Tanzania’s progress reflects, in part, a strengthening of its regulatory architecture. Effective oversight, clear rules, and credible dispute-resolution mechanisms create the conditions under which both domestic and foreign investors are willing to commit long-term capital. Without these safeguards, even the most innovative financial instruments fail to attract sustained participation.

This presents a broader lesson for the region. Across East Africa, governments are navigating a complex policy environment, seeking to attract investment while simultaneously expanding tax bases and tightening regulatory controls in response to fiscal pressures. The margin for error is narrow. Regulatory overreach introduces uncertainty; regulatory weakness undermines confidence. The countries that succeed will be those that strike a disciplined balance between these competing imperatives.

A Shifting Regional Competitive Landscape

The implications of Tanzania’s capital market reforms extend beyond its borders. East Africa is entering a phase in which economic competitiveness will increasingly be defined by financial depth rather than by traditional metrics such as resource endowments or population size.

Kenya has historically maintained a leadership position in regional financial services, underpinned by a relatively sophisticated banking sector and capital market infrastructure. However, that lead is no longer guaranteed. Tanzania’s steady, policy-driven approach demonstrates that financial ecosystems can be reshaped over time through consistency, regulatory credibility, and strategic intent.

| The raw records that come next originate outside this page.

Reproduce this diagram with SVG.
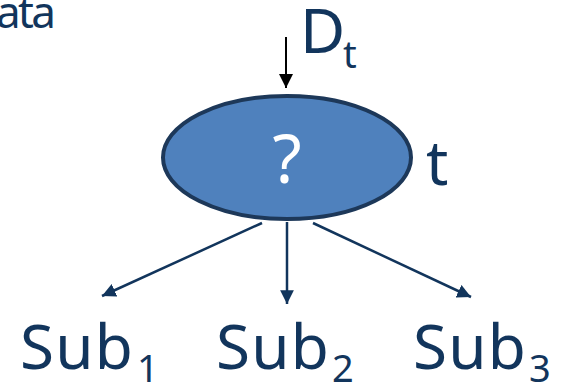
<svg xmlns="http://www.w3.org/2000/svg" width="563" height="384" viewBox="0 0 563 384">
<style>
  .lbl{font-family:"Noto Sans","Open Sans",sans-serif;fill:#12355c;}
  .big{font-size:62px;}
  .sub{font-size:38px;}
  .conn{stroke:#12355c;stroke-width:2.5;fill:none;}
</style>
<defs>
  <marker id="ah" viewBox="0 0 10 10" refX="10" refY="5" markerWidth="5.5" markerHeight="5.5" orient="auto" markerUnits="strokeWidth">
    <path d="M0,0 L10,5 L0,10 z" fill="#12355c"/>
  </marker>
  <marker id="ahk" viewBox="0 0 10 10" refX="10" refY="5" markerWidth="7" markerHeight="7" orient="auto" markerUnits="strokeWidth">
    <path d="M0,0 L10,5 L0,10 z" fill="#000"/>
  </marker>
</defs>
<rect width="563" height="384" fill="#fff"/>
<g id="corner-label"><text class="lbl" x="-4" y="28" font-size="44" textLength="60">ata</text></g>
<g id="input-label"><text class="lbl big" x="300" y="53">D</text><text class="lbl sub" x="343" y="68">t</text></g>
<g id="connectors">
  <line x1="286" y1="37" x2="286" y2="88" stroke="#000" stroke-width="2" marker-end="url(#ahk)"/>
  <line class="conn" x1="262" y1="223" x2="102" y2="296" marker-end="url(#ah)"/>
  <line class="conn" x1="287" y1="222" x2="287" y2="304" marker-end="url(#ah)"/>
  <line class="conn" x1="313" y1="223" x2="471" y2="297" marker-end="url(#ah)"/>
</g>
<g id="node-t">
  <ellipse cx="287" cy="157.5" rx="124" ry="61.5" fill="#4f81bd" stroke="#1d3859" stroke-width="4"/>
  <text x="287" y="183" text-anchor="middle" font-family="Noto Sans, Open Sans, sans-serif" font-size="67" fill="#fff">?</text>
</g>
<g id="node-label-t"><text class="lbl big" x="426" y="185">t</text></g>
<g id="sub1"><text class="lbl big" x="20" y="369" textLength="113">Sub</text><text class="lbl sub" x="137" y="382">1</text></g>
<g id="sub2"><text class="lbl big" x="216" y="369" textLength="113">Sub</text><text class="lbl sub" x="332" y="382">2</text></g>
<g id="sub3"><text class="lbl big" x="413" y="369" textLength="113">Sub</text><text class="lbl sub" x="529" y="382">3</text></g>
</svg>
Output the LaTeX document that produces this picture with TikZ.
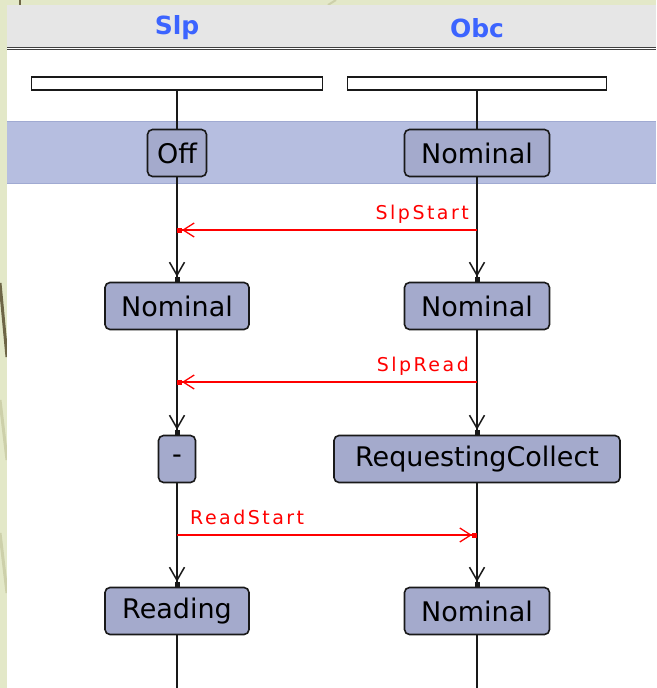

As regional integration deepens under frameworks such as the African Continental Free Trade Area, the ability to mobilise domestic capital at scale will become a defining advantage. Countries that fail to build deep financial markets risk remaining structurally dependent on external financing, with limited policy autonomy.

Capital Markets as Instruments of Sovereignty

At its core, Tanzania’s capital market push is about more than financial sector development. It is about economic sovereignty.

A country with robust domestic capital markets can finance its development agenda on its own terms. It can absorb external shocks with greater resilience, negotiate with international partners from a position of strength, and pursue long-term policy objectives without being constrained by the volatility of global capital flows. Conversely, economies that lack such markets remain vulnerable, regardless of headline growth figures.

The significance of Mwigulu Nchemba’s remarks, therefore, lies not in their optimism, but in what they signal: a recognition that the next frontier of economic competition in Africa will be shaped as much by financial systems as by physical infrastructure.

If Tanzania sustains its current trajectory, its capital markets will not only underpin its domestic economic strategy but could also recalibrate the regional balance of financial power. In a policy landscape often dominated by headline reforms, this is a quieter shift, but one with far louder consequences.